**Recorded information:**
#####

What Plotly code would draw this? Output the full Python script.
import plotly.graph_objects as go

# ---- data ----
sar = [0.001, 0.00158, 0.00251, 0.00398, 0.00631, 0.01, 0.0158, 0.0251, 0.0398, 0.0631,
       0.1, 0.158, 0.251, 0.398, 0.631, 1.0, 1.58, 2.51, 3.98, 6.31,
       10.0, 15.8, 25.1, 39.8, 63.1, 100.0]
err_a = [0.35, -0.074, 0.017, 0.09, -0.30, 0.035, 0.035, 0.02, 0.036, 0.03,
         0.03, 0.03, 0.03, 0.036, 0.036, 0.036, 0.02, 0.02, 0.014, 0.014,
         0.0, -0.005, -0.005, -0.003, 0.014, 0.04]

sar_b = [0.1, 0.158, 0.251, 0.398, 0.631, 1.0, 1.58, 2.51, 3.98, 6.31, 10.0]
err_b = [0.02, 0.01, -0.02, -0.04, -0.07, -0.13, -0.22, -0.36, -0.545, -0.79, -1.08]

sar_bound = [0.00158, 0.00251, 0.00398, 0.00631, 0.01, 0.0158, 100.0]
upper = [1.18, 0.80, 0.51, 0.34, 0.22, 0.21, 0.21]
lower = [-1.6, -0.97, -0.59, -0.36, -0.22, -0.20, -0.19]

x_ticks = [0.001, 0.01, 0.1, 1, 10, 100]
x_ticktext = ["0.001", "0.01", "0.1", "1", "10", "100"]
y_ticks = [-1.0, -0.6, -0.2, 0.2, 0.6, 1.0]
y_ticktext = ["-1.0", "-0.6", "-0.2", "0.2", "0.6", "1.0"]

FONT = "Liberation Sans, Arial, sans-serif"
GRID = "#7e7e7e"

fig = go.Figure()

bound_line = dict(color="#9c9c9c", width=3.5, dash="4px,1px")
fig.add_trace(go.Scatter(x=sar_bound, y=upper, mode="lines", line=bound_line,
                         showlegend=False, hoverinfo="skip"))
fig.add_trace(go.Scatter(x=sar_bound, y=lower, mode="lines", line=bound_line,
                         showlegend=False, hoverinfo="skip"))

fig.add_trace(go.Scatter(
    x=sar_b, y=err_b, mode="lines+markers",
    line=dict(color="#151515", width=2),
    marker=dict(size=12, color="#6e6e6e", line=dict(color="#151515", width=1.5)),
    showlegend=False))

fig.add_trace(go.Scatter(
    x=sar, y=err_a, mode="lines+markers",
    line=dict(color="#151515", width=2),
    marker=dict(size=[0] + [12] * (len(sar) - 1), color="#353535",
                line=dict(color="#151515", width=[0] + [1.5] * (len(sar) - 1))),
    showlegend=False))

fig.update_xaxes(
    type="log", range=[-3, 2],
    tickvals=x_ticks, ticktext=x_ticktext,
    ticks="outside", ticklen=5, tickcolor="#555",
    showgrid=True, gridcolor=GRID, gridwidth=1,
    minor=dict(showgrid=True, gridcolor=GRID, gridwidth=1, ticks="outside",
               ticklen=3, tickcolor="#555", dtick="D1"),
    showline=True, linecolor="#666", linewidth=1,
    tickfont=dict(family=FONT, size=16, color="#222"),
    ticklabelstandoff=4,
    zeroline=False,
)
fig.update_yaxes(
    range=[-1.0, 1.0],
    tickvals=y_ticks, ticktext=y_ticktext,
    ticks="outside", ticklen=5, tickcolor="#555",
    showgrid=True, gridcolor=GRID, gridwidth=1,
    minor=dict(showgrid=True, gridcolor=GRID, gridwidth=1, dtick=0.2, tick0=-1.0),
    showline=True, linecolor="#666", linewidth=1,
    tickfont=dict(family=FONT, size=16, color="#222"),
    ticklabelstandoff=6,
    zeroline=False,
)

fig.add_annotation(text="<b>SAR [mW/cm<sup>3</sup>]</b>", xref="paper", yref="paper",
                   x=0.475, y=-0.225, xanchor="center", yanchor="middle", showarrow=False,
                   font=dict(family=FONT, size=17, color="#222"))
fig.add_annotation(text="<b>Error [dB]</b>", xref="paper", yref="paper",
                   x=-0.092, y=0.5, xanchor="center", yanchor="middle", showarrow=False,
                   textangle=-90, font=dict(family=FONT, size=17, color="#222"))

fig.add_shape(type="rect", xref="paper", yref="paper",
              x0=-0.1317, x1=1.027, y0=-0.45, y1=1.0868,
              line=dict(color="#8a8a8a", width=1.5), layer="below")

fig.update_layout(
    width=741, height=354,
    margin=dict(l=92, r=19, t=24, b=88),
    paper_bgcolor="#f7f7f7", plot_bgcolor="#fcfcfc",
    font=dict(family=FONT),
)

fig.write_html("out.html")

#####

**What is needed:**
Repeat the data in its entirety, character for character.

**Result:**
What Plotly code would draw this? Output the full Python script.
import plotly.graph_objects as go

# ---- data ----
sar = [0.001, 0.00158, 0.00251, 0.00398, 0.00631, 0.01, 0.0158, 0.0251, 0.0398, 0.0631,
       0.1, 0.158, 0.251, 0.398, 0.631, 1.0, 1.58, 2.51, 3.98, 6.31,
       10.0, 15.8, 25.1, 39.8, 63.1, 100.0]
err_a = [0.35, -0.074, 0.017, 0.09, -0.30, 0.035, 0.035, 0.02, 0.036, 0.03,
         0.03, 0.03, 0.03, 0.036, 0.036, 0.036, 0.02, 0.02, 0.014, 0.014,
         0.0, -0.005, -0.005, -0.003, 0.014, 0.04]

sar_b = [0.1, 0.158, 0.251, 0.398, 0.631, 1.0, 1.58, 2.51, 3.98, 6.31, 10.0]
err_b = [0.02, 0.01, -0.02, -0.04, -0.07, -0.13, -0.22, -0.36, -0.545, -0.79, -1.08]

sar_bound = [0.00158, 0.00251, 0.00398, 0.00631, 0.01, 0.0158, 100.0]
upper = [1.18, 0.80, 0.51, 0.34, 0.22, 0.21, 0.21]
lower = [-1.6, -0.97, -0.59, -0.36, -0.22, -0.20, -0.19]

x_ticks = [0.001, 0.01, 0.1, 1, 10, 100]
x_ticktext = ["0.001", "0.01", "0.1", "1", "10", "100"]
y_ticks = [-1.0, -0.6, -0.2, 0.2, 0.6, 1.0]
y_ticktext = ["-1.0", "-0.6", "-0.2", "0.2", "0.6", "1.0"]

FONT = "Liberation Sans, Arial, sans-serif"
GRID = "#7e7e7e"

fig = go.Figure()

bound_line = dict(color="#9c9c9c", width=3.5, dash="4px,1px")
fig.add_trace(go.Scatter(x=sar_bound, y=upper, mode="lines", line=bound_line,
                         showlegend=False, hoverinfo="skip"))
fig.add_trace(go.Scatter(x=sar_bound, y=lower, mode="lines", line=bound_line,
                         showlegend=False, hoverinfo="skip"))

fig.add_trace(go.Scatter(
    x=sar_b, y=err_b, mode="lines+markers",
    line=dict(color="#151515", width=2),
    marker=dict(size=12, color="#6e6e6e", line=dict(color="#151515", width=1.5)),
    showlegend=False))

fig.add_trace(go.Scatter(
    x=sar, y=err_a, mode="lines+markers",
    line=dict(color="#151515", width=2),
    marker=dict(size=[0] + [12] * (len(sar) - 1), color="#353535",
                line=dict(color="#151515", width=[0] + [1.5] * (len(sar) - 1))),
    showlegend=False))

fig.update_xaxes(
    type="log", range=[-3, 2],
    tickvals=x_ticks, ticktext=x_ticktext,
    ticks="outside", ticklen=5, tickcolor="#555",
    showgrid=True, gridcolor=GRID, gridwidth=1,
    minor=dict(showgrid=True, gridcolor=GRID, gridwidth=1, ticks="outside",
               ticklen=3, tickcolor="#555", dtick="D1"),
    showline=True, linecolor="#666", linewidth=1,
    tickfont=dict(family=FONT, size=16, color="#222"),
    ticklabelstandoff=4,
    zeroline=False,
)
fig.update_yaxes(
    range=[-1.0, 1.0],
    tickvals=y_ticks, ticktext=y_ticktext,
    ticks="outside", ticklen=5, tickcolor="#555",
    showgrid=True, gridcolor=GRID, gridwidth=1,
    minor=dict(showgrid=True, gridcolor=GRID, gridwidth=1, dtick=0.2, tick0=-1.0),
    showline=True, linecolor="#666", linewidth=1,
    tickfont=dict(family=FONT, size=16, color="#222"),
    ticklabelstandoff=6,
    zeroline=False,
)

fig.add_annotation(text="<b>SAR [mW/cm<sup>3</sup>]</b>", xref="paper", yref="paper",
                   x=0.475, y=-0.225, xanchor="center", yanchor="middle", showarrow=False,
                   font=dict(family=FONT, size=17, color="#222"))
fig.add_annotation(text="<b>Error [dB]</b>", xref="paper", yref="paper",
                   x=-0.092, y=0.5, xanchor="center", yanchor="middle", showarrow=False,
                   textangle=-90, font=dict(family=FONT, size=17, color="#222"))

fig.add_shape(type="rect", xref="paper", yref="paper",
              x0=-0.1317, x1=1.027, y0=-0.45, y1=1.0868,
              line=dict(color="#8a8a8a", width=1.5), layer="below")

fig.update_layout(
    width=741, height=354,
    margin=dict(l=92, r=19, t=24, b=88),
    paper_bgcolor="#f7f7f7", plot_bgcolor="#fcfcfc",
    font=dict(family=FONT),
)

fig.write_html("out.html")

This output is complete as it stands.